World Briefs: Cardinal causes stir showing Muslim video
LONDON — A British computer hacker’s decade-long struggle to avoid trial in the U.S. over alleged breaches of military and NASA networks ended in success Tuesday, as the British government ruled he is unfit to face charges there.
Home Secretary Theresa May said she had blocked the U.S. request to extradite Gary McKinnon after medical experts concluded he is seriously depressed and that there is “a high risk of him ending his life.”
The 46-year-old unemployed computer administrator was accused of one of the largest-ever breaches of military networks, carried out soon after the Sept. 11, 2001, attacks in the United States.
British prosecutors now will decide if he should face charges in Britain.
Central bank head removed in probe
BAGHDAD — Iraq abruptly removed the longtime governor of the country’s central bank Tuesday after he and other bank officials were targeted in an investigation into alleged financial wrongdoing.
The governor, Sinan al-Shabibi, is seen as a politically independent economist who has led the bank since shortly after the U.S.-led invasion.
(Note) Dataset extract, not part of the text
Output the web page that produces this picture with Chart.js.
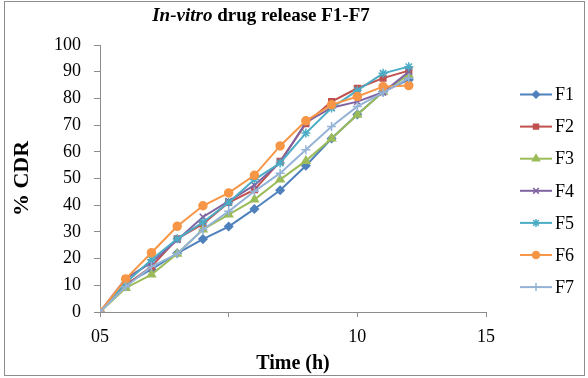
<!DOCTYPE html>
<html lang="en">
<head>
    <meta charset="UTF-8">
    <title>In-vitro drug release F1-F7</title>
    <script src="https://cdn.jsdelivr.net/npm/chart.js"></script>
    <style>
        body { margin: 0; background: #fff; }
        #wrap { position: relative; width: 588px; height: 378px; }
    </style>
</head>
<body>
    <div id="wrap"><canvas id="releaseChart" width="588" height="378"></canvas></div>

    <script>
        // Time points (h) and % CDR
        const hours = [0, 1, 2, 3, 4, 5, 6, 7, 8, 9, 10, 11, 12];
        const F1 = [0, 10.5, 16, 22, 27.3, 32, 38.6, 45.6, 54.8, 65, 74, 82.5, 87];
        const F2 = [0, 10, 17, 27.4, 33, 41, 45.8, 56.4, 70.5, 78.8, 83.8, 87.6, 90.4];
        const F3 = [0, 9, 14, 21.8, 30.9, 36.5, 42.1, 49.6, 56.6, 65, 73.9, 82.5, 88.8];
        const F4 = [0, 12.5, 18.5, 27, 35.6, 41.5, 47.5, 56, 71, 76.5, 78.8, 82.3, 90];
        const F5 = [0, 11, 19.6, 27.4, 33.6, 41, 49.6, 55.8, 67, 76.4, 83, 89.4, 91.9];
        const F6 = [0, 12.4, 22.2, 32.1, 39.8, 44.6, 51.2, 62.2, 71.6, 77.6, 80.7, 84.4, 84.8];
        const F7 = [0, 9.5, 17, 21.8, 30.9, 37.7, 45.2, 52, 60.8, 69.5, 77, 82.2, 87.6];
        const seriesNames = ['F1', 'F2', 'F3', 'F4', 'F5', 'F6', 'F7'];
        const seriesValues = [F1, F2, F3, F4, F5, F6, F7];
        const xTickValues = [0, 5, 10, 15];
        const xTickLabels = ['05', '', '10', '15'];

        const colors = ['#4F81BD', '#C0504D', '#9BBB59', '#8064A2', '#4BACC6', '#F79646', '#95B3D7'];
        const markers = ['rectRot', 'rect', 'triangle', 'crossRot', 'star', 'circle', 'cross'];
        const radii = [4, 4, 4.5, 4.5, 4.5, 4, 4.5];
        const serif = "'Liberation Serif', 'Times New Roman', serif";

        const datasets = seriesNames.map((name, i) => ({
            label: name,
            data: hours.map((h, j) => ({ x: h, y: seriesValues[i][j] })),
            borderColor: colors[i],
            backgroundColor: colors[i],
            pointStyle: markers[i],
            pointRadius: radii[i],
            pointBorderWidth: 1.5,
            borderWidth: 2,
            tension: 0,
            order: seriesNames.length - i
        }));

        // frame, mixed-style title and line+marker legend
        const decor = {
            id: 'decor',
            beforeDraw(chart) {
                const ctx = chart.ctx;
                ctx.save();
                ctx.fillStyle = '#fff';
                ctx.fillRect(0, 0, chart.width, chart.height);
                ctx.restore();
            },
            afterDraw(chart) {
                const ctx = chart.ctx;
                ctx.save();
                ctx.strokeStyle = '#8c8c8c';
                ctx.lineWidth = 1;
                ctx.strokeRect(4.5, 1.5, 580, 374);

                // title
                const part1 = 'In-vitro';
                const part2 = ' drug release F1-F7';
                ctx.textBaseline = 'middle';
                ctx.fillStyle = '#000';
                ctx.font = 'italic bold 19px ' + serif;
                const w1 = ctx.measureText(part1).width;
                ctx.font = 'bold 19px ' + serif;
                const w2 = ctx.measureText(part2).width;
                let tx = 261 - (w1 + w2) / 2;
                ctx.font = 'italic bold 19px ' + serif;
                ctx.fillText(part1, tx, 16);
                ctx.font = 'bold 19px ' + serif;
                ctx.fillText(part2, tx + w1, 16);

                // legend
                ctx.font = '18px ' + serif;
                chart.data.datasets.forEach((ds, i) => {
                    const y = 94.5 + i * 32.1;
                    ctx.strokeStyle = ds.borderColor;
                    ctx.lineWidth = 2;
                    ctx.beginPath();
                    ctx.moveTo(520, y);
                    ctx.lineTo(552, y);
                    ctx.stroke();
                    ctx.fillStyle = ds.backgroundColor;
                    ctx.strokeStyle = ds.borderColor;
                    ctx.lineWidth = 1.5;
                    Chart.helpers.drawPoint(ctx, {
                        pointStyle: ds.pointStyle,
                        radius: ds.pointRadius - 0.5,
                        borderWidth: 1.5,
                        rotation: 0
                    }, 536, y);
                    ctx.fillStyle = '#000';
                    ctx.textAlign = 'left';
                    ctx.fillText(ds.label, 555, y + 1);
                });
                ctx.restore();
            }
        };

        const ctx = document.getElementById('releaseChart').getContext('2d');
        new Chart(ctx, {
            type: 'line',
            data: { datasets: datasets },
            options: {
                responsive: false,
                animation: false,
                layout: { padding: { left: 0, top: 45, right: 102, bottom: 0 } },
                plugins: {
                    legend: { display: false },
                    title: { display: false },
                    tooltip: { enabled: false }
                },
                scales: {
                    x: {
                        type: 'linear',
                        min: 0,
                        max: 15,
                        afterFit: s => { s.height = 66; },
                        afterBuildTicks: s => { s.ticks = xTickValues.map(v => ({ value: v })); },
                        ticks: {
                            color: '#000',
                            padding: 9,
                            maxRotation: 0,
                            autoSkip: false,
                            font: { family: serif, size: 18 },
                            callback: v => xTickLabels[xTickValues.indexOf(v)]
                        },
                        grid: { drawOnChartArea: false, drawTicks: true, tickLength: 5, color: '#8c8c8c' },
                        border: { color: '#8c8c8c', width: 1 },
                        title: {
                            display: true,
                            text: 'Time (h)',
                            color: '#000',
                            font: { family: serif, size: 20, weight: 'bold' },
                            padding: { top: 2, bottom: 2 }
                        }
                    },
                    y: {
                        min: 0,
                        max: 100,
                        afterFit: s => { s.width = 100; },
                        ticks: {
                            stepSize: 10,
                            color: '#000',
                            padding: 13,
                            autoSkip: false,
                            font: { family: serif, size: 18 }
                        },
                        grid: { drawOnChartArea: false, drawTicks: true, tickLength: 6, color: '#8c8c8c' },
                        border: { color: '#8c8c8c', width: 1 },
                        title: {
                            display: true,
                            text: '% CDR',
                            color: '#000',
                            font: { family: serif, size: 22, weight: 'bold' },
                            padding: { top: 9, bottom: 9 }
                        }
                    }
                }
            },
            plugins: [decor]
        });
    </script>
</body>
</html>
He has not been charged with any crime, and his lawyer insists he is innocent.
The allegations, drawn up by a special parliamentary committee established to investigate the bank, could give new ammunition to critics of Prime Minister Nouri al-Maliki that the Iraqi leader is trying to consolidate control over the country’s institutions.
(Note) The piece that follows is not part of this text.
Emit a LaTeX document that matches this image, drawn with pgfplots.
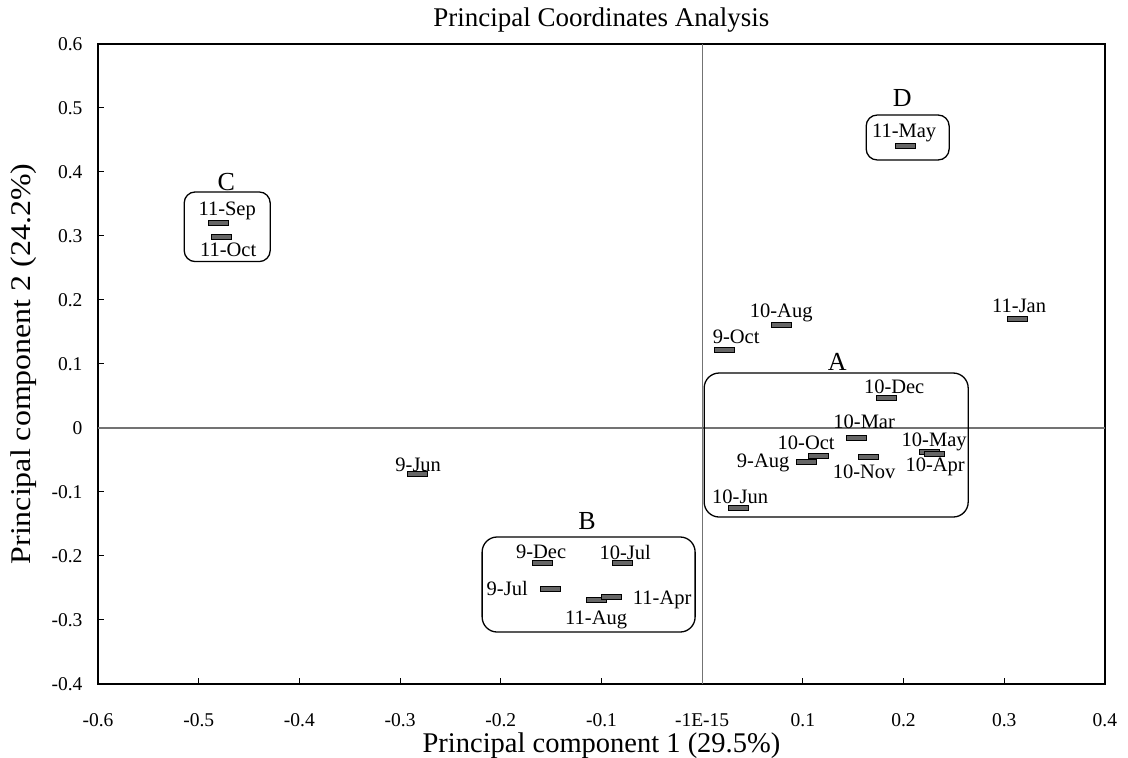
\documentclass[border=0pt]{standalone}
\usepackage{fontspec}
\setmainfont{Liberation Serif}
\usepackage{pgfplots}
\pgfplotsset{compat=1.18}
\pgfdeclareplotmark{hbar}{%
  \pgfpathrectangle{\pgfqpoint{-10pt}{-2.5pt}}{\pgfqpoint{20pt}{5pt}}%
  \pgfusepathqfillstroke}
\newcommand{\lbl}{\fontsize{20.5}{20.5}\selectfont}
\newcommand{\grp}{\fontsize{26}{26}\selectfont}
\begin{document}
\begin{tikzpicture}
\path[use as bounding box] (0,0) rectangle (1128pt,758pt);
\begin{axis}[
  at={(98pt,74pt)}, anchor=south west,
  scale only axis, width=1007pt, height=640pt,
  xmin=-0.6, xmax=0.4, ymin=-0.4, ymax=0.6,
  axis line style={line width=1.6pt},
  xtick={-0.6,-0.5,-0.4,-0.3,-0.2,-0.1,0,0.1,0.2,0.3,0.4},
  xticklabels={-0.6,-0.5,-0.4,-0.3,-0.2,-0.1,-1E-15,0.1,0.2,0.3,0.4},
  ytick={-0.4,-0.3,-0.2,-0.1,0,0.1,0.2,0.3,0.4,0.5,0.6},
  yticklabels={-0.4,-0.3,-0.2,-0.1,0,0.1,0.2,0.3,0.4,0.5,0.6},
  xtick pos=bottom, ytick pos=left, tick align=inside, major tick length=6pt,
  tick style={black, line width=1pt},
  ticklabel style={font=\fontsize{19.5}{19.5}\selectfont},
  xticklabel style={anchor=base, yshift=-42pt},
  yticklabel style={xshift=-12pt},
  title={Principal Coordinates Analysis},
  title style={at={(axis description cs:0.5,1)}, anchor=base, yshift=11pt, font=\fontsize{27}{27}\selectfont},
  xlabel={Principal component 1 (29.5\%)},
  xlabel style={at={(axis description cs:0.5,0)}, anchor=base, yshift=-68pt, font=\fontsize{28.5}{28.5}\selectfont},
  ylabel={\scalebox{1.12}[1]{Principal component 2 (24.2\%)}},
  ylabel style={at={(axis description cs:0,0.5)}, anchor=base, yshift=67pt, font=\fontsize{28.5}{28.5}\selectfont},
  clip=false,
]
% zero lines
\draw[black!55, line width=1.1pt] (axis cs:-0.6,0) -- (axis cs:0.4,0);
\draw[black!55, line width=1.1pt] (axis cs:0,-0.4) -- (axis cs:0,0.6);

\addplot[only marks, mark=hbar, mark options={fill=black!60, draw=black, line width=0.7pt}] coordinates {
(-0.4806,0.3203) (-0.4777,0.2984) (0.2016,0.4406) (0.3128,0.1703)
(0.0785,0.1609) (0.0218,0.1219) (0.1827,0.0469) (0.1529,-0.0156)
(0.1152,-0.0438) (0.1033,-0.0531) (0.1648,-0.0453) (0.2254,-0.0375)
(0.2304,-0.0406) (0.0357,-0.1250) (-0.2830,-0.0719) (-0.1589,-0.2109)
(-0.0794,-0.2109) (-0.1509,-0.2516) (-0.1053,-0.2688) (-0.0904,-0.2641)
};

% group boxes
\draw[line width=1.3pt, rounded corners=15pt] (axis cs:0.002,0.0859) rectangle (axis cs:0.2642,-0.1391);
\draw[line width=1.3pt, rounded corners=15pt] (axis cs:-0.2185,-0.1703) rectangle (axis cs:-0.007,-0.3188);
\draw[line width=1.3pt, rounded corners=11pt] (axis cs:-0.5144,0.3688) rectangle (axis cs:-0.4290,0.2600);
\draw[line width=1.3pt, rounded corners=11pt] (axis cs:0.1629,0.489) rectangle (axis cs:0.2453,0.4188);

% group letters
\node[font=\grp] at (axis cs:0.1341,0.1031) {A};
\node[font=\grp] at (axis cs:-0.1142,-0.1453) {B};
\node[font=\grp] at (axis cs:-0.4727,0.3844) {C};
\node[font=\grp] at (axis cs:0.1986,0.5156) {D};

% point labels
\node[font=\lbl] at (axis cs:0.0785,0.1797) {10-Aug};
\node[font=\lbl] at (axis cs:0.0338,0.1422) {9-Oct};
\node[font=\lbl] at (axis cs:0.1907,0.0641) {10-Dec};
\node[font=\lbl] at (axis cs:0.1609,0.0094) {10-Mar};
\node[font=\lbl] at (axis cs:0.1033,-0.0234) {10-Oct};
\node[font=\lbl] at (axis cs:0.0606,-0.0547) {9-Aug};
\node[font=\lbl] at (axis cs:0.1609,-0.0688) {10-Nov};
\node[font=\lbl] at (axis cs:0.2304,-0.0219) {10-May};
\node[font=\lbl] at (axis cs:0.2314,-0.0609) {10-Apr};
\node[font=\lbl] at (axis cs:0.0377,-0.1078) {10-Jun};
\node[font=\lbl] at (axis cs:-0.2820,-0.0578) {9-Jun};
\node[font=\lbl] at (axis cs:0.3148,0.1906) {11-Jan};
\node[font=\lbl] at (axis cs:0.2006,0.4609) {11-May};
\node[font=\lbl] at (axis cs:-0.4717,0.3390) {11-Sep};
\node[font=\lbl] at (axis cs:-0.4707,0.2790) {11-Oct};
\node[font=\lbl] at (axis cs:-0.1599,-0.1938) {9-Dec};
\node[font=\lbl] at (axis cs:-0.0765,-0.1938) {10-Jul};
\node[font=\lbl] at (axis cs:-0.1936,-0.2500) {9-Jul};
\node[font=\lbl] at (axis cs:-0.0397,-0.2688) {11-Apr};
\node[font=\lbl] at (axis cs:-0.1053,-0.3000) {11-Aug};
\end{axis}
\end{tikzpicture}
\end{document}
At least 24 dead from violence in northeast
MAIDUGURI — Officials said Tuesday at least 24 people were killed in a northeast Nigerian city following a night in which explosions and gunfire echoed throughout the area after an apparent attack by a radical Islamist sect.
A worker at Borno State Specialist Hospital told The Associated Press that soldiers dropped off 24 bodies there following the attack Monday.
The worker said the military identified the dead as Boko Haram members and that many of the corpses were dressed in the long robes favored by the sect.